Thursday, September 24, 2009

Keeping Track Of Non-Modal Dialog Windows

I had a problem.

My problem revolved around a modal dialog window. One which the user base needed to be non-modal.

Now, initially, that sounds like an easy task. It's just a matter of changing the ShowDialog method to a simple Show.

But that's just initially.

The problem comes because this dialog was editing the elements of a list. So, for each page viewed, I could have 1-to-N dialogs, spread out over 1-to-N pages. And I couldn't re-use the dialog windows over and over again.

Of course, even this is not THAT big of an issue--at least until you realize that there is a situation where I do need to re-use a dialog window. Basically whenever a user clicks on an already displayed line item, I need to bring that dialog to the front as opposed to popping a new one up.

And this had to be done without having a handle on the forms, and the control which is spawning these dialogs (and its parents) are not set up as MDI parents.

So, what the provides is the following list of issues:

  • Need to be able to launch N dialogs
  • Those N Dialogs cannot be re-used across list items
  • If a list item is already loaded in a dialog, that dialog just needs to be granted focus
  • No MDI Interface & no time to implement a traditional MDI interface
So, I turned to my trusty friend GOOGLE, and found pretty much zip. Apparently, most non-modal dialogs are either a singleton type thing or they're spawned and forgotten. Which for the most part, that's the case. I can see that the constraints that I'm working under are not common.

So, after thinking some more, I create a new project in Visual Studio to allow me to play with things. I tried grabbing the HWND object for my dialog but that was obscenely bulky and prone to errors.

Then I had the grand idea of keeping a list of these dialog windows in my control. That way I would have a handle for all of them.

So I tried it. I launched three different list item elements, all of them popped up.
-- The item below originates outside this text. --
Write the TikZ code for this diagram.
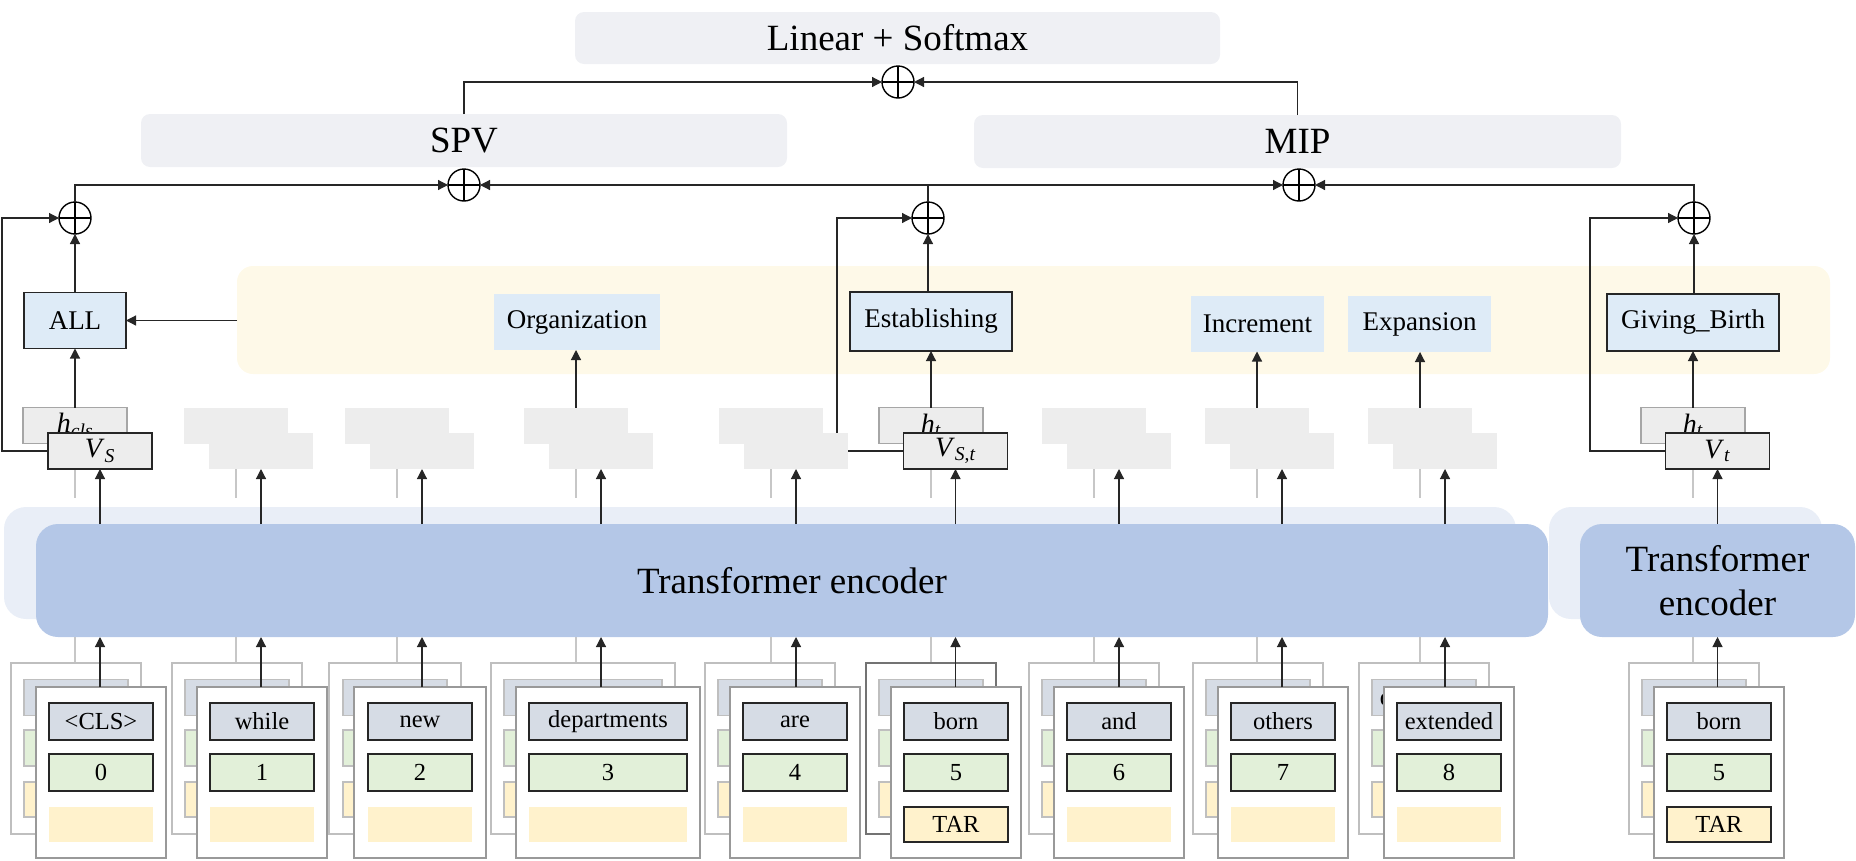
\documentclass[tikz,border=0pt]{standalone}
\usepackage{fontspec}
\setmainfont{Liberation Serif}
\usetikzlibrary{arrows.meta}
\definecolor{topbox}{HTML}{EFF0F4}
\definecolor{bandc}{HTML}{FEF9E8}
\definecolor{encback}{HTML}{E9EEF7}
\definecolor{encc}{HTML}{B4C7E7}
\definecolor{labc}{HTML}{DEEBF7}
\definecolor{gboxc}{HTML}{EDEDED}
\definecolor{tokc}{HTML}{D6DCE5}
\definecolor{numc}{HTML}{E2F0D9}
\definecolor{tarc}{HTML}{FFF2CC}
\newcommand\fbig{\fontsize{37}{44}\selectfont}
\newcommand\fsmall{\fontsize{24.5}{28}\selectfont}
\newcommand\flab{\fontsize{27}{30}\selectfont}
\newcommand\fmath{\fontsize{28}{30}\selectfont}
\pgfdeclarelayer{bg}
\pgfdeclarelayer{mid}
\pgfsetlayers{bg,mid,main}
\begin{document}
\begin{tikzpicture}[x=1pt,y=-1pt,
  bx/.style={inner sep=0pt,outer sep=0pt},
  arr/.style={-{Triangle[length=10pt,width=10pt]},line width=1.2pt,draw=black!85},
  glin/.style={draw=black!22,line width=1.3pt},
  gr/.style={bx,fill=gboxc,minimum width=104pt,minimum height=36pt},
  card/.style={bx,fill=white,line width=1.6pt,minimum height=171pt},
  itm/.style={bx,minimum height=36pt,line width=1.6pt},
  lab/.style={bx,fill=labc,minimum height=56pt,line width=1.6pt,font=\flab},
  op/.style={circle,draw,line width=1.4pt,minimum size=32pt,inner sep=0pt,outer sep=0pt,fill=white,
    path picture={\draw[line width=1.4pt] (path picture bounding box.north)--(path picture bounding box.south) (path picture bounding box.west)--(path picture bounding box.east);}},
  tbox/.style={bx,fill=topbox,rounded corners=9pt,font=\fbig},
  encs/.style={bx,rounded corners=22pt},
]
\useasboundingbox (0,0) rectangle (1856,860);

\begin{pgfonlayer}{bg}
\node[tbox,minimum width=645pt,minimum height=52pt] (lin) at (897.5,38) {Linear + Softmax};
\node[tbox,minimum width=646pt,minimum height=53pt] (spv) at (464,140.5) {SPV};
\node[tbox,minimum width=647pt,minimum height=53pt] (mip) at (1297.5,141.5) {MIP};
\node[bx,fill=bandc,rounded corners=16pt,minimum width=1593pt,minimum height=108pt] (band) at (1033.5,320) {};
\node[encs,fill=encback,minimum width=1512pt,minimum height=112pt] (encb) at (760,563) {};
\node[encs,fill=encc,minimum width=1512pt,minimum height=113pt,font=\fbig] (enc) at (792,580.5) {Transformer encoder};
\node[encs,fill=encback,minimum width=273pt,minimum height=112pt] (encrb) at (1685.5,563) {};
\node[encs,fill=encc,minimum width=275pt,minimum height=113pt,align=center,font=\fbig] (encr) at (1717.5,580.5) {Transformer\\encoder};
\end{pgfonlayer}

% sum nodes
\node[op] (opt) at (898,82) {};
\node[op] (ops) at (464,185) {};
\node[op] (opp) at (1299,185) {};
\node[op] (opl) at (75,218) {};
\node[op] (opm) at (928,218) {};
\node[op] (opr) at (1694,218) {};

% label boxes
\node[lab,draw=black!85,minimum width=102pt] (all) at (75,320.5) {ALL};
\node[lab,minimum width=166pt] (org) at (577,322) {Organization};
\node[lab,draw=black!85,minimum width=162pt,minimum height=59pt] (est) at (931,321.5) {Establishing};
\node[lab,minimum width=133pt] (inc) at (1257.5,323.5) {Increment};
\node[lab,minimum width=143pt] (expn) at (1419.5,324) {Expansion};
\node[lab,draw=black!85,minimum width=172pt,minimum height=57pt] (gb) at (1693,322.5) {Giving\_Birth};

% thin gray guide lines
\foreach \a in {100,261,422,601,796,956,1119,1282,1445,1718}{
  \draw[glin] (\a-25,443) -- (\a-25,498);
  \draw[glin] (\a-25,637) -- (\a-25,663);
}

% middle row
\foreach \i/\a in {1/261,2/422,3/601,4/796,6/1119,7/1282,8/1445}{
  \node[gr] (m\i a) at (\a-25,425.5) {};
  \node[gr] (m\i b) at (\a,451) {};
}
\node[gr,draw=black!35,line width=1.3pt] (m0a) at (75,425.5) {\fmath\textit{h}\textsubscript{\textit{cls}}};
\node[gr,draw=black!85,line width=1.6pt] (m0b) at (100,451) {\fmath\textit{V}\textsubscript{\textit{S}}};
\node[gr,draw=black!35,line width=1.3pt] (m5a) at (931,425.5) {\fmath\textit{h}\textsubscript{\textit{t}}};
\node[gr,draw=black!85,line width=1.6pt] (m5b) at (955.5,451) {\fmath\textit{V}\textsubscript{\textit{S},\textit{t}}};
\node[gr,draw=black!35,line width=1.3pt] (m9a) at (1693,425.5) {\fmath\textit{h}\textsubscript{\textit{t}}};
\node[gr,draw=black!85,line width=1.6pt] (m9b) at (1717.5,451) {\fmath\textit{V}\textsubscript{\textit{t}}};

% side connectors to the sum nodes (behind the gray boxes)
\begin{pgfonlayer}{mid}
\draw[arr] (m0b.west) -- (2,451) -- (2,218) -- (opl.west);
\draw[arr] (m5b.west) -- (837,451) -- (837,218) -- (opm.west);
\draw[arr] (m9b.west) -- (1590,451) -- (1590,218) -- (opr.west);
\end{pgfonlayer}

% token cards
\foreach \i/\a/\cc/\cw/\iw/\tok/\num/\tar/\e/\bc in {
  0/100/101/130/104/{<CLS>}/0/0/enc/25,
  1/261/262/130/104/while/1/0/enc/25,
  2/422/420/132/104/new/2/0/enc/25,
  3/601/608/184/158/departments/3/0/enc/25,
  4/796/795/130/104/are/4/0/enc/25,
  5/956/956/130/104/born/5/1/enc/55,
  6/1119/1119/130/104/and/6/0/enc/25,
  7/1282/1283/130/104/others/7/0/enc/25,
  8/1445/1449/130/104/extended/8/0/enc/25,
  9/1718/1719/130/104/born/5/1/encr/25}{
  \node[card,draw=black!\bc,minimum width=\cw pt] (bk\i) at (\cc-25,748.5) {};
  \node[itm,fill=tokc,draw=black!25,minimum width=\iw pt] (bt\i) at (\cc-25,697.5) {};
  \ifnum\i=8 \node[bx] at (\cc-25,697.5) {\fsmall extended}; \fi
  \node[itm,fill=numc,draw=black!25,minimum width=\iw pt] (bn\i) at (\cc-25,748) {};
  \node[itm,fill=tarc,draw=black!25,minimum width=\iw pt,minimum height=35pt] (by\i) at (\cc-25,799.5) {};
  \node[card,draw=black!40,minimum width=\cw pt] (card\i) at (\cc,772.5) {};
  \node[itm,fill=tokc,draw=black!85,minimum width=\iw pt,minimum height=37pt] (tok\i) at (\cc,721.5) {\fsmall\tok};
  \node[itm,fill=numc,draw=black!85,minimum width=\iw pt,minimum height=37pt] (num\i) at (\cc,772.5) {\fsmall\num};
  \ifnum\tar=1
    \node[itm,fill=tarc,draw=black!85,minimum width=\iw pt,minimum height=35pt] (tar\i) at (\cc,824.5) {\fsmall TAR};
  \else
    \node[itm,fill=tarc,minimum width=\iw pt,minimum height=35pt] (tar\i) at (\cc,824.5) {};
  \fi
  \draw[arr] (card\i.north -| m\i b) -- (\e.south -| m\i b);
  \draw[arr] (\e.north -| m\i b) -- (m\i b.south);
}

% middle row to labels
\draw[arr] (m0a.north) -- (m0a.north |- all.south);
\draw[arr] (m3a.north) -- (m3a.north |- org.south);
\draw[arr] (m5a.north) -- (m5a.north |- est.south);
\draw[arr] (m7a.north) -- (m7a.north |- inc.south);
\draw[arr] (m8a.north) -- (m8a.north |- expn.south);
\draw[arr] (m9a.north) -- (m9a.north |- gb.south);
\draw[arr] (band.west |- all.east) -- (all.east);

% labels to sum nodes
\draw[arr] (all.north) -- (opl.south);
\draw[arr] (opm |- est.north) -- (opm.south);
\draw[arr] (opr |- gb.north) -- (opr.south);

% sum tree
\draw[arr] (opl.north) |- (ops.west);
\draw[arr] (opm.north) |- (ops.east);
\draw[arr] (opm.north) |- (opp.west);
\draw[arr] (opr.north) |- (opp.east);
\draw[arr] (spv.north) |- (opt.west);
\draw[arr] (mip.north) |- (opt.east);
\end{tikzpicture}
\end{document}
When I went back to the main form, and clicked one of those list item elements again, the correct dialog gained focus. I was scrubbing my hands and getting ready to do that "I control the world and am a genius" cackle.

But I had one last test, which is I closed one of the dialog and then clicked its corresponding list item.

And got nothing. Zilch.

After a quick breakpoint add, I discovered that those closed dialogs still existed in my list.

So, I proceed to bang my head on my desk.

Then I went and retreived my boss, and presented the problem to him, hoping he'd have some brilliant idea. Which he failed to grasp the problem until I reminded him that whole "there's no MDI" thing, at which point he got this kind of sick/amazed/amused look and basically told me I should have fun trying to solve this one.

Which is when I remembered events.

Oh those beautiful, wonderful things called events.

What had slipped my mind is that an event is raised to the window and then sent down the control chain until it finds a control that basically says "I'm supposed to handle that!"

So I go into my code, and to the CLOSING event of the dialog I add a new event that I raised. One that is consumed by my calling class.

When I handle said event, I know that I can remove the associated dialog from my list of open dialogs.

And wouldn't you know it, it all works just about perfectly.